Jean-Marie Gustave Le Clézio (Niza, Francia, 13 de abril de 1940), normalmente abreviado como J.M.G. Le Clézio, es un escritor franco-mauriciano de origen anglo-bretón, ganador del Premio Nobel de Literatura en 2008 .Su carrera literaria puede dividirse en dos grandes períodos. En el primero de ellos, de 1963 a 1975, Le Clézio exploró temas como la locura, el lenguaje, la escritura y se dedicó a la experimentación formal, al igual que hicieron otros autores contemporáneos suyos, como Georges Perec y Michel Butor. La imagen pública de Le Clézio era la de un innovador y un rebelde, y recibió elogios de Michel Foucault y Gilles Deleuze.
A su primera novela, la mencionada "Le Procès-verbal" ("El atestado"), siguieron otras dos en las que también realizó una descripción de los tiempos de crisis. Ellas son la colección de relatos "La Fièvre" ("La fiebre") de 1965 y "Le Déluge" ("El diluvio") de 1966, en las que pone de manifiesto los conflictos y el miedo predominantes en las principales ciudades del mundo occidental. En esta etapa también destacó como autor comprometido con la ecología, como demuestran sus obras "Terra amata" de 1967 y "Le Livre des fuites" (El libro de las huidas) de 1969.

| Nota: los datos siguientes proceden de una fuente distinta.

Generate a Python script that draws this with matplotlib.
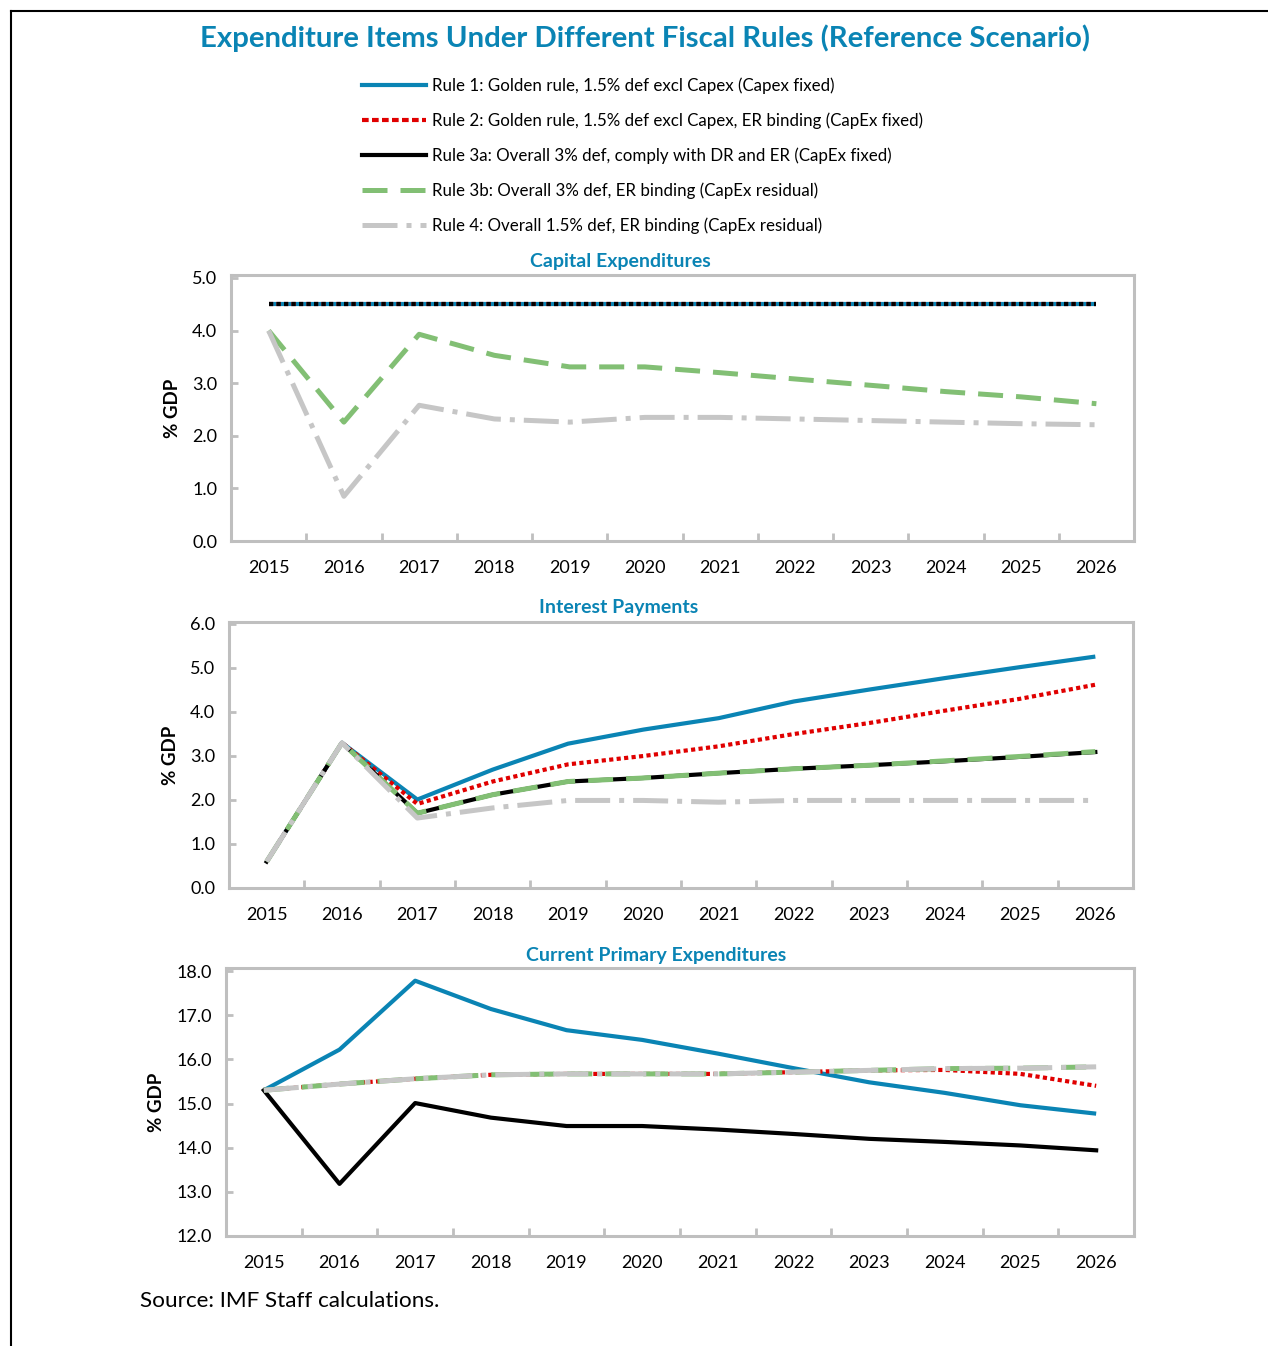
import numpy as np
import matplotlib
matplotlib.use("Agg")
import matplotlib.pyplot as plt
from matplotlib.lines import Line2D

plt.rcParams["font.family"] = ["Lato", "DejaVu Sans"]

# ------------------------------------------------------------
# Data (% of GDP)
# ------------------------------------------------------------
years = ["2015", "2016", "2017", "2018", "2019", "2020",
         "2021", "2022", "2023", "2024", "2025", "2026"]

labels = [
    "Rule 1: Golden rule, 1.5% def excl Capex (Capex fixed)",
    "Rule 2: Golden rule, 1.5% def excl Capex, ER binding (CapEx fixed)",
    "Rule 3a: Overall 3% def, comply with DR and ER (CapEx fixed)",
    "Rule 3b: Overall 3% def, ER binding (CapEx residual)",
    "Rule 4: Overall 1.5% def, ER binding (CapEx residual)",
]

# Capital expenditures
capex_r1 = [4.5] * 12
capex_r2 = [4.5] * 12
capex_r3a = [4.5] * 12
capex_r3b = [4.0, 2.26, 3.93, 3.53, 3.31, 3.31, 3.20, 3.08, 2.96, 2.84, 2.74, 2.61]
capex_r4 = [4.0, 0.85, 2.58, 2.32, 2.26, 2.35, 2.35, 2.32, 2.29, 2.26, 2.23, 2.21]

# Interest payments
int_r1 = [0.6, 3.3, 2.01, 2.69, 3.28, 3.60, 3.86, 4.24, 4.51, 4.77, 5.02, 5.26]
int_r2 = [0.6, 3.3, 1.91, 2.42, 2.81, 3.00, 3.22, 3.50, 3.75, 4.03, 4.30, 4.62]
int_r3a = [0.6, 3.3, 1.70, 2.12, 2.42, 2.50, 2.61, 2.71, 2.79, 2.88, 2.98, 3.09]
int_r3b = [0.6, 3.3, 1.70, 2.12, 2.42, 2.50, 2.61, 2.71, 2.79, 2.89, 2.99, 3.10]
int_r4 = [0.6, 3.3, 1.59, 1.82, 1.99, 1.99, 1.95, 1.99, 1.99, 1.99, 1.99, 1.99]

# Current primary expenditures
cpe_r1 = [15.3, 16.22, 17.78, 17.14, 16.66, 16.44, 16.13, 15.80, 15.48, 15.24, 14.96, 14.77]
cpe_r2 = [15.3, 15.44, 15.56, 15.65, 15.67, 15.67, 15.67, 15.71, 15.75, 15.76, 15.67, 15.40]
cpe_r3a = [15.3, 13.18, 15.01, 14.68, 14.49, 14.49, 14.41, 14.31, 14.20, 14.13, 14.05, 13.94]
cpe_r3b = [15.3, 15.44, 15.56, 15.65, 15.67, 15.67, 15.67, 15.71, 15.75, 15.79, 15.80, 15.83]
cpe_r4 = [15.3, 15.44, 15.56, 15.65, 15.67, 15.67, 15.67, 15.71, 15.75, 15.79, 15.80, 15.83]

# ------------------------------------------------------------
# Styles
# ------------------------------------------------------------
BLUE = "#0A84B4"
RED = "#E00000"
BLACK = "#000000"
GREEN = "#82BF74"
GRAY = "#C6C6C6"
TITLE = "#0A84B4"
SPINE = "#BFBFBF"

W, H = 1268, 1346
fig = plt.figure(figsize=(W / 100, H / 100), dpi=100)


def frac_box(left, top, right, bottom):
    return [left / W, 1 - bottom / H, (right - left) / W, (bottom - top) / H]


def style_axes(ax, ymin, ymax, step):
    x = np.arange(len(years))
    ax.set_xlim(-0.5, len(years) - 0.5)
    ax.set_ylim(ymin, ymax)
    ax.set_xticks(x)
    ax.set_xticklabels(years, fontsize=13)
    ax.set_xticks(np.arange(0.5, len(years) - 1, 1.0), minor=True)
    ax.tick_params(axis="x", which="major", length=0, pad=14)
    ax.tick_params(axis="x", which="minor", length=6, width=2,
                   color=SPINE, direction="in")
    yt = np.arange(ymin, ymin + step * 6.5, step)
    yt = yt[yt <= ymax + 1e-9]
    ax.set_yticks(yt)
    ax.set_yticklabels([f"{v:.1f}" for v in yt], fontsize=13)
    ax.tick_params(axis="y", length=5, width=2, color=SPINE,
                   direction="in", pad=10)
    for s in ax.spines.values():
        s.set_color(SPINE)
        s.set_linewidth(2.2)
    ax.set_ylabel("% GDP", fontsize=13.5, fontweight="bold", labelpad=8)


def draw_panel(ax, r1, r2, r3a, r3b, r4, flat=False):
    x = np.arange(len(years))
    ax.plot(x, r1, color=BLUE, lw=3.0, solid_capstyle="butt", zorder=2)
    ax.plot(x, r2, color=RED, lw=3.0, dashes=(1.0, 0.8),
            dash_capstyle="butt", zorder=3)
    if flat:
        # the three coincident series show as a mixed dotted line
        ax.plot(x, r3a, color=BLACK, lw=3.0, dashes=(1.0, 0.8),
                dash_capstyle="butt", zorder=4)
    else:
        ax.plot(x, r3a, color=BLACK, lw=3.0, zorder=4)
    ax.plot(x, r3b, color=GREEN, lw=3.6, dashes=(5, 2.6),
            dash_capstyle="butt", zorder=5)
    ax.plot(x, r4, color=GRAY, lw=3.6, dashes=(7, 1.8, 1, 1.8),
            dash_capstyle="butt", zorder=6)


# Panel 1: capital expenditures
ax1 = fig.add_axes(frac_box(231, 275, 1134, 541))
draw_panel(ax1, capex_r1, capex_r2, capex_r3a, capex_r3b, capex_r4, flat=True)
style_axes(ax1, 0.0, 5.0 * 266 / 263, 1.0)
fig.text(620 / W, 1 - 261 / H, "Capital Expenditures", ha="center",
         va="center", fontsize=14, fontweight="bold", color=TITLE)

# Panel 2: interest payments
ax2 = fig.add_axes(frac_box(229, 622, 1133, 888))
draw_panel(ax2, int_r1, int_r2, int_r3a, int_r3b, int_r4)
style_axes(ax2, 0.0, 6.0 * 266 / 264, 1.0)
fig.text(619 / W, 1 - 608 / H, "Interest Payments", ha="center",
         va="center", fontsize=14, fontweight="bold", color=TITLE)

# Panel 3: current primary expenditures
ax3 = fig.add_axes(frac_box(226, 968, 1134, 1236))
draw_panel(ax3, cpe_r1, cpe_r2, cpe_r3a, cpe_r3b, cpe_r4)
style_axes(ax3, 12.0, 12.0 + 6.0 * 268 / 265, 1.0)
fig.text(656 / W, 1 - 955 / H, "Current Primary Expenditures", ha="center",
         va="center", fontsize=14, fontweight="bold", color=TITLE)

# ------------------------------------------------------------
# Title, legend, source, frame
# ------------------------------------------------------------
fig.text(645 / W, 1 - 38 / H,
         "Expenditure Items Under Different Fiscal Rules (Reference Scenario)",
         ha="center", va="center", fontsize=21.2, fontweight="bold", color=TITLE)

handles = [
    Line2D([], [], color=BLUE, lw=3.0),
    Line2D([], [], color=RED, lw=3.0, dashes=(1.6, 0.8)),
    Line2D([], [], color=BLACK, lw=3.0),
    Line2D([], [], color=GREEN, lw=3.6, dashes=(5, 2.6)),
    Line2D([], [], color=GRAY, lw=3.6, dashes=(7, 1.8, 1, 1.8)),
]
fig.legend(handles, labels, loc="upper left",
           bbox_to_anchor=(362 / W, 1 - 77 / H), frameon=False,
           fontsize=12.2, handlelength=3.8, handletextpad=0.35,
           labelspacing=1.1, borderpad=0, borderaxespad=0)

fig.text(140 / W, 1 - 1301 / H, "Source: IMF Staff calculations.",
         ha="left", va="center", fontsize=16.2)

fig.add_artist(Line2D([11 / W, 11 / W], [0, 1 - 11 / H], color="black",
                      lw=1.5, transform=fig.transFigure))
fig.add_artist(Line2D([11 / W, 1], [1 - 11 / H, 1 - 11 / H], color="black",
                      lw=1.5, transform=fig.transFigure))

fig.savefig("out.png", dpi=100)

El segundo período comenzó a finales de los años 70 en los que el estilo de Le Clézio experimentó un cambio drástico. Abandonó la experimentación y el estado de ánimo de sus novelas se convirtió en menos atormentado, abordando temas como la infancia, la adolescencia o los viajes, con los que logra atraer a un número de lectores más amplio y popular. En 1980 recibió el Premio Paul Morand, y fue el primero en obtener tal galardón, adjudicado por la Academia francesa a su obra "Désert" ("Desierto"). En este relato pone de manifiesto el contraste entre "la grandiosidad de las culturas perdidas del norte de África y la mirada de los inmigrantes indeseados en Europa".
A partir de ese momento, sus obras se centraron en temas relacionados con la cultura amerindia, en la que profundiza a partir de la traducción de obras como "Les Prophéties du Chilam Balam" ("Las profecías de Chilam Balam") o "Le Rêve mexicain ou la pensée interrompue" ("El sueño mexicano o el pensamiento interrumpido"). La temática de sus obras cambió, centrada en viajes y mundos desconocidos, por lo que obtuvo un gran éxito de ventas.
En 1994, una encuesta realizada por la revista literaria francesa Lire mostraba que el 13 por ciento de los lectores le considerada el mejor escritor vivo en lengua francesa.
El 9 de octubre de 2008 fue galardonado con el Premio Nobel de Literatura. La Academia Sueca lo calificó como "El escritor de la ruptura, de la aventura poética y de la sensualidad extasiada, investigador de una humanidad fuera y debajo de la civilización reinante".